## What to work on
Leaving out all pictures, please print only the lines from the one containing "Emit a Python" through the one containing "plt.rcParams['font.family'] = ['Open".

--------------------

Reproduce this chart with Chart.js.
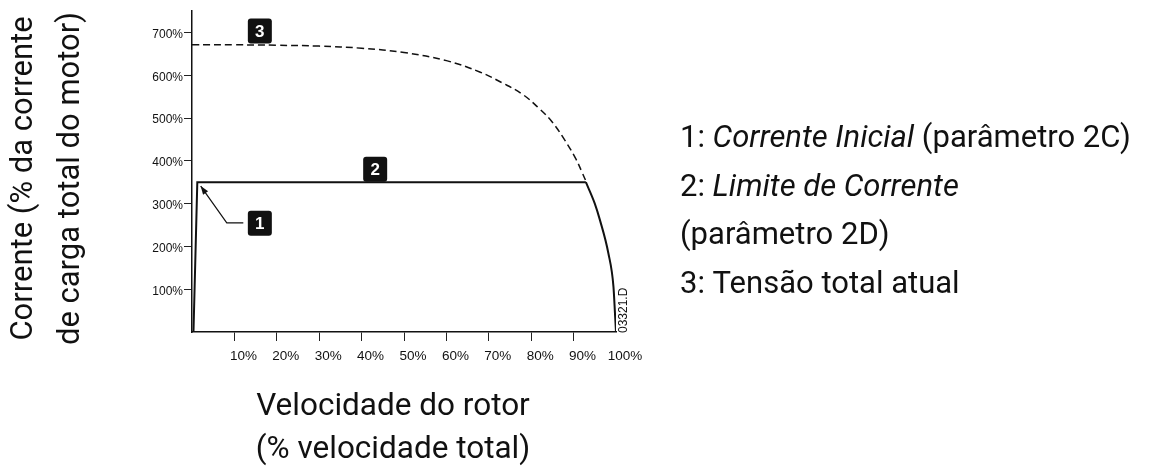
<!DOCTYPE html>
<html>
<head>
<meta charset="utf-8">
<title>Corrente vs velocidade do rotor</title>
<script src="https://cdn.jsdelivr.net/npm/chart.js@4/dist/chart.umd.min.js"></script>
<style>
  html, body { margin: 0; padding: 0; background: #fff; }
  #wrap { width: 1169px; height: 468px; position: relative; }
</style>
</head>
<body>
<div id="wrap"><canvas id="curveChart" width="1169" height="468"></canvas></div>
<script>
// rotor speed (% of full speed) against current (% of motor full load current)
const currentLimitX = [0.35, 1.25, 92.9];
const currentLimitY = [0, 350, 350];
const dropOffX = [92.9, 95, 96.2, 98.2, 99.4, 99.8, 100];
const dropOffY = [350, 300, 262, 184, 106, 36, 0];
const fullVoltageX = [0, 10, 20, 30, 40, 50, 60, 68, 73, 78, 82, 85, 88, 90.5, 92, 93];
const fullVoltageY = [671, 671, 670, 668, 663, 653, 634, 607, 583, 555, 521, 490, 447, 405, 373, 350];

const xTicks = [10, 20, 30, 40, 50, 60, 70, 80, 90, 100];
const yTicks = [100, 200, 300, 400, 500, 600, 700];

// numbered callouts and the arrow pointing at the start current
const markerLabels = ['1', '2', '3'];
const markerX = [16, 43.2, 16];
const markerY = [254, 380, 703];
const arrowX = [12.1, 8.2, 2.05];
const arrowY = [255, 255, 341];

const yTitle = ['Corrente (% da corrente', 'de carga total do motor)'];
const xTitle = ['Velocidade do rotor', '(% velocidade total)'];
// each legend line is a list of [text, italic]
const legendLines = [
  [['1: ', false], ['Corrente Inicial', true], [' (parâmetro 2C)', false]],
  [['2: ', false], ['Limite de Corrente', true]],
  [['(parâmetro 2D)', false]],
  [['3: Tensão total atual', false]]
];
const drawingCode = '03321.D';

const xTickFont = { family: '"Liberation Sans", Arial, sans-serif', size: 13.5 };
const yTickFont = { family: '"Liberation Sans", Arial, sans-serif', size: 12 };
const bigFont = '"Roboto", "Noto Sans", sans-serif';

const toPoints = (xs, ys) => xs.map((x, i) => ({ x: x, y: ys[i] }));

const extrasPlugin = {
  id: 'extras',
  afterDatasetsDraw(chart) {
    const ctx = chart.ctx;
    const xs = chart.scales.x;
    const ys = chart.scales.y;
    const area = chart.chartArea;

    // arrow 1
    ctx.save();
    ctx.strokeStyle = '#111';
    ctx.fillStyle = '#111';
    ctx.lineWidth = 1.2;
    const pts = arrowX.map((v, i) => [xs.getPixelForValue(v), ys.getPixelForValue(arrowY[i])]);
    ctx.beginPath();
    ctx.moveTo(pts[0][0], pts[0][1]);
    for (let i = 1; i < pts.length; i++) ctx.lineTo(pts[i][0], pts[i][1]);
    ctx.stroke();
    const tip = pts[pts.length - 1], prev = pts[pts.length - 2];
    const ang = Math.atan2(tip[1] - prev[1], tip[0] - prev[0]);
    ctx.beginPath();
    ctx.moveTo(tip[0], tip[1]);
    ctx.lineTo(tip[0] - 9 * Math.cos(ang - 0.35), tip[1] - 9 * Math.sin(ang - 0.35));
    ctx.lineTo(tip[0] - 9 * Math.cos(ang + 0.35), tip[1] - 9 * Math.sin(ang + 0.35));
    ctx.closePath();
    ctx.fill();

    // numbered boxes
    markerLabels.forEach((lbl, i) => {
      const cx = xs.getPixelForValue(markerX[i]);
      const cy = ys.getPixelForValue(markerY[i]);
      ctx.fillStyle = '#111';
      ctx.beginPath();
      ctx.roundRect(cx - 12, cy - 12.5, 24, 25, 3);
      ctx.fill();
      ctx.fillStyle = '#fff';
      ctx.font = 'bold 17px "Liberation Sans", Arial, sans-serif';
      ctx.textAlign = 'center';
      ctx.textBaseline = 'middle';
      ctx.fillText(lbl, cx, cy + 1);
    });

    // drawing code, rotated
    ctx.save();
    ctx.translate(area.right + 8, area.bottom + 1);
    ctx.rotate(-Math.PI / 2);
    ctx.fillStyle = '#111';
    ctx.font = '12px "Liberation Sans", Arial, sans-serif';
    ctx.textAlign = 'left';
    ctx.textBaseline = 'middle';
    ctx.fillText(drawingCode, 0, 0);
    ctx.restore();

    // axis titles
    ctx.fillStyle = '#111';
    ctx.font = '31px ' + bigFont;
    ctx.textAlign = 'center';
    ctx.textBaseline = 'middle';
    const yMid = (area.top + area.bottom) / 2 + 7;
    [24, 71].forEach((x, i) => {
      ctx.save();
      ctx.translate(x, yMid);
      ctx.rotate(-Math.PI / 2);
      ctx.fillText(yTitle[i], 0, 0);
      ctx.restore();
    });
    ctx.textBaseline = 'alphabetic';
    ctx.font = '31.5px ' + bigFont;
    const xMid = (area.left + area.right) / 2 - 11;
    [415, 458].forEach((y, i) => ctx.fillText(xTitle[i], xMid, y));

    // legend text on the right
    ctx.textAlign = 'left';
    const legendLeft = 680;
    legendLines.forEach((parts, i) => {
      let x = legendLeft;
      const y = 147 + i * 48.5;
      parts.forEach(([txt, italic]) => {
        ctx.font = (italic ? 'italic ' : '') + '31px ' + bigFont;
        ctx.fillText(txt, x, y);
        x += ctx.measureText(txt).width;
      });
    });
    ctx.restore();
  }
};

new Chart(document.getElementById('curveChart'), {
  type: 'line',
  data: {
    datasets: [
      {
        label: 'Tensão total atual',
        data: toPoints(fullVoltageX, fullVoltageY),
        borderColor: '#111',
        borderWidth: 1.5,
        borderDash: [7, 4],
        tension: 0.4,
        pointRadius: 0,
        fill: false
      },
      {
        label: 'Limite de Corrente',
        data: toPoints(currentLimitX, currentLimitY),
        borderColor: '#111',
        borderWidth: 2,
        tension: 0,
        pointRadius: 0,
        fill: false
      },
      {
        label: 'Queda',
        data: toPoints(dropOffX, dropOffY),
        borderColor: '#111',
        borderWidth: 2,
        cubicInterpolationMode: 'monotone',
        pointRadius: 0,
        fill: false
      }
    ]
  },
  options: {
    responsive: false,
    animation: false,
    events: [],
    layout: { padding: { left: 132, right: 553, top: 11, bottom: 106 } },
    plugins: {
      legend: { display: false },
      tooltip: { enabled: false }
    },
    scales: {
      x: {
        type: 'linear',
        min: 0,
        max: 100,
        afterFit: (s) => { s.height = 30; },
        afterBuildTicks: (s) => { s.ticks = xTicks.map(v => ({ value: v })); },
        ticks: {
          callback: (v) => v + '%',
          font: xTickFont,
          color: '#111',
          padding: 7,
          labelOffset: 9,
          maxRotation: 0,
          autoSkip: false
        },
        grid: {
          drawOnChartArea: false,
          tickLength: 9,
          tickWidth: 1,
          tickColor: (c) => (c.tick && c.tick.value === 100) ? 'rgba(0,0,0,0)' : '#222'
        },
        border: { color: '#111', width: 1.5 }
      },
      y: {
        type: 'linear',
        min: 0,
        max: 750,
        afterFit: (s) => { s.width = 60; },
        afterBuildTicks: (s) => { s.ticks = yTicks.map(v => ({ value: v })); },
        ticks: {
          callback: (v) => v + '%',
          font: yTickFont,
          color: '#111',
          padding: 1,
          labelOffset: 2
        },
        grid: {
          drawOnChartArea: false,
          tickLength: 8,
          tickWidth: 1,
          tickColor: '#222'
        },
        border: { color: '#111', width: 1.5 }
      }
    }
  },
  plugins: [extrasPlugin]
});
</script>
</body>
</html>
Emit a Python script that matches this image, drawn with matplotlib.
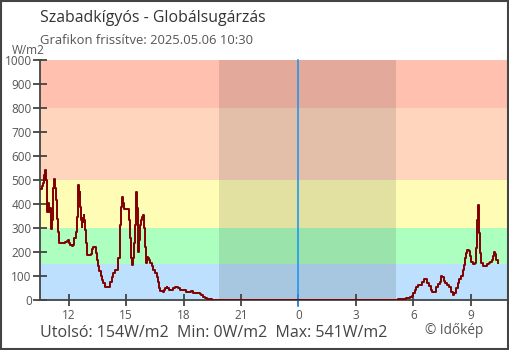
import matplotlib.pyplot as plt
import numpy as np

plt.rcParams['font.family'] = ['Open Sans', 'DejaVu Sans']

# hours since midnight of 2025.05.05 (values > 24 are the next day)
hours = [10.53, 10.59, 10.64, 10.71, 10.74, 10.78, 10.81, 10.85, 10.88, 10.94,
         10.97, 11.02, 11.06, 11.09, 11.11, 11.16, 11.20, 11.25, 11.28, 11.34,
         11.37, 11.42, 11.46, 11.51, 11.63, 11.72, 11.80, 11.89, 11.94, 12.01,
         12.07, 12.15, 12.24, 12.29, 12.36, 12.41, 12.47, 12.50, 12.54, 12.57,
         12.60, 12.64, 12.67, 12.71, 12.74, 12.78, 12.81, 12.85, 12.90, 12.95,
         13.11, 13.16, 13.21, 13.28, 13.40, 13.44, 13.49, 13.54, 13.60, 13.67,
         13.72, 13.80, 13.89, 13.98, 14.10, 14.15, 14.24, 14.33, 14.41, 14.50,
         14.55, 14.60, 14.67, 14.73, 14.78, 14.83, 14.88, 15.02, 15.11, 15.14,
         15.20, 15.25, 15.30, 15.34, 15.39, 15.44, 15.49, 15.53, 15.56, 15.60,
         15.63, 15.67, 15.70, 15.74, 15.79, 15.84, 15.89, 15.94, 16.00, 16.03,
         16.07, 16.12, 16.17, 16.24, 16.33, 16.41, 16.50, 16.59, 16.64, 16.73,
         16.76, 16.85, 16.94, 16.99, 17.04, 17.11, 17.16, 17.25, 17.37, 17.46,
         17.54, 17.63, 17.72, 17.80, 17.89, 17.98, 18.15, 18.24, 18.33, 18.41,
         18.50, 18.76, 18.85, 18.93, 19.02, 19.11, 19.20, 19.37, 19.46,
         29.11, 29.20, 29.54, 29.63, 29.81, 29.93, 29.98, 30.07, 30.15, 30.24,
         30.36, 30.45, 30.54, 30.62, 30.71, 30.81, 30.90, 30.99, 31.11, 31.20,
         31.28, 31.37, 31.46, 31.51, 31.58, 31.67, 31.77, 31.89, 31.98, 32.07,
         32.15, 32.24, 32.33, 32.41, 32.50, 32.59, 32.64, 32.71, 32.76, 32.81,
         32.90, 32.97, 33.04, 33.11, 33.20, 33.27, 33.30, 33.34, 33.37, 33.41,
         33.44, 33.48, 33.54, 33.63, 33.77, 33.84, 33.93, 34.03, 34.12, 34.19,
         34.24, 34.29, 34.33, 34.38, 34.42]
values = [461, 475, 486, 521, 508, 541, 500, 444, 368, 404,
          368, 383, 333, 296, 333, 333, 466, 504, 466, 417,
          337, 330, 285, 236, 237, 237, 243, 247, 250, 236,
          229, 225, 229, 257, 285, 347, 431, 479, 431, 451,
          389, 333, 305, 340, 326, 354, 333, 292, 236, 186,
          186, 192, 211, 219, 219, 196, 167, 142, 122, 100,
          83, 69, 56, 56, 56, 76, 97, 114, 125, 125,
          139, 174, 312, 389, 431, 403, 378, 378, 378, 333,
          257, 174, 146, 174, 236, 312, 403, 451, 383, 285,
          201, 250, 250, 312, 333, 347, 354, 299, 222, 153,
          181, 174, 167, 156, 142, 125, 111, 97, 76, 49,
          39, 39, 35, 42, 51, 56, 49, 42, 42, 49,
          56, 56, 49, 42, 42, 41, 35, 35, 35, 39,
          31, 31, 25, 19, 14, 10, 4, 3, 0,
          0, 3, 3, 7, 11, 17, 28, 42, 53, 64,
          64, 76, 86, 86, 72, 58, 42, 33, 32, 56,
          65, 76, 100, 94, 81, 72, 64, 53, 35, 21,
          28, 49, 69, 86, 100, 125, 146, 174, 194, 208,
          206, 183, 160, 150, 153, 167, 215, 333, 396, 354,
          278, 194, 156, 142, 142, 150, 156, 160, 167, 183,
          201, 192, 167, 167, 154]

band_edges = [0, 150, 300, 500, 800, 1000]
band_colors = ['#bce0fd', '#adffbf', '#fffdb5', '#ffd6bd', '#ffc0b0']
night_start, night_end = 19.87, 29.12
tick_hours = [12, 15, 18, 21, 24, 27, 30, 33]
tick_labels = ['12', '15', '18', '21', '0', '3', '6', '9']

fig = plt.figure(figsize=(5.1, 3.5), dpi=100)
ax = fig.add_axes([40 / 510, 50 / 350, 469 / 510, 240 / 350])

for i in range(len(band_colors)):
    ax.axhspan(band_edges[i], band_edges[i + 1], color=band_colors[i], lw=0, zorder=0)
ax.axvspan(night_start, night_end, color='black', alpha=0.11, lw=0, zorder=1)
ax.axvline(24, ymin=-0.025, ymax=1, color='#2196f3', lw=1.2, zorder=2, clip_on=False)

ax.plot(hours, values, color='#800000', lw=1.4, drawstyle='steps-post', zorder=3)

ax.set_xlim(10.5, 35)
ax.set_ylim(0, 1000)
ax.set_yticks(range(0, 1001, 100))
ax.set_xticks(tick_hours)
ax.set_xticklabels(tick_labels)

for s in ['top', 'right']:
    ax.spines[s].set_visible(False)
for s in ['left', 'bottom']:
    ax.spines[s].set_color('#444444')
    ax.spines[s].set_linewidth(1.3)
ax.tick_params(axis='y', direction='inout', length=10, width=1.3, color='#444444',
               labelcolor='#555555', labelsize=8.5, pad=1)
ax.tick_params(axis='x', direction='inout', length=9, width=1.3, color='#444444',
               labelcolor='#555555', labelsize=8.5, pad=2)

fig.text(40 / 510, 1 - 18 / 350, 'Szabadkígyós - Globálsugárzás', fontsize=11.4,
         color='#333333', va='center', ha='left')
fig.text(40 / 510, 1 - 41 / 350, 'Grafikon frissítve: 2025.05.06 10:30', fontsize=9.4,
         color='#555555', va='center', ha='left')
fig.text(12 / 510, 1 - 50 / 350, 'W/m2', fontsize=8.5, color='#555555',
         va='center', ha='left')
fig.text(40 / 510, 1 - 333 / 350, 'Utolsó: 154W/m2  Min: 0W/m2  Max: 541W/m2',
         fontsize=11.5, color='#444444', va='center', ha='left')
fig.text(425 / 510, 1 - 331 / 350, '© Időkép', fontsize=9.8, color='#555555',
         va='center', ha='left')

fig.patches.append(plt.Rectangle((0.001, 0.002), 0.996, 0.996, transform=fig.transFigure,
                                 fill=False, edgecolor='#444444', lw=1.5))

fig.savefig('out.png', dpi=100)
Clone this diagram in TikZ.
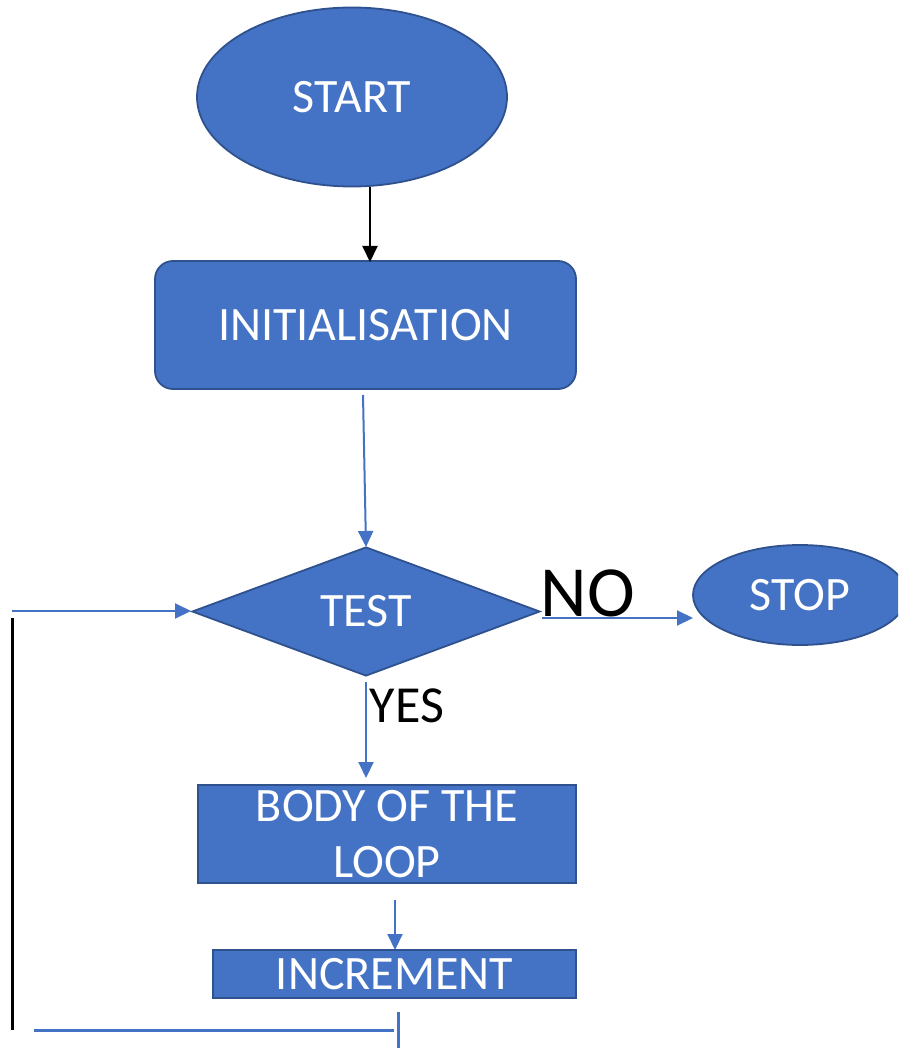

--------------------

## Output of the task
Emit a Python script that matches this image, drawn with matplotlib.
import matplotlib.pyplot as plt
import numpy as np

plt.rcParams['font.family'] = ['Open Sans', 'DejaVu Sans']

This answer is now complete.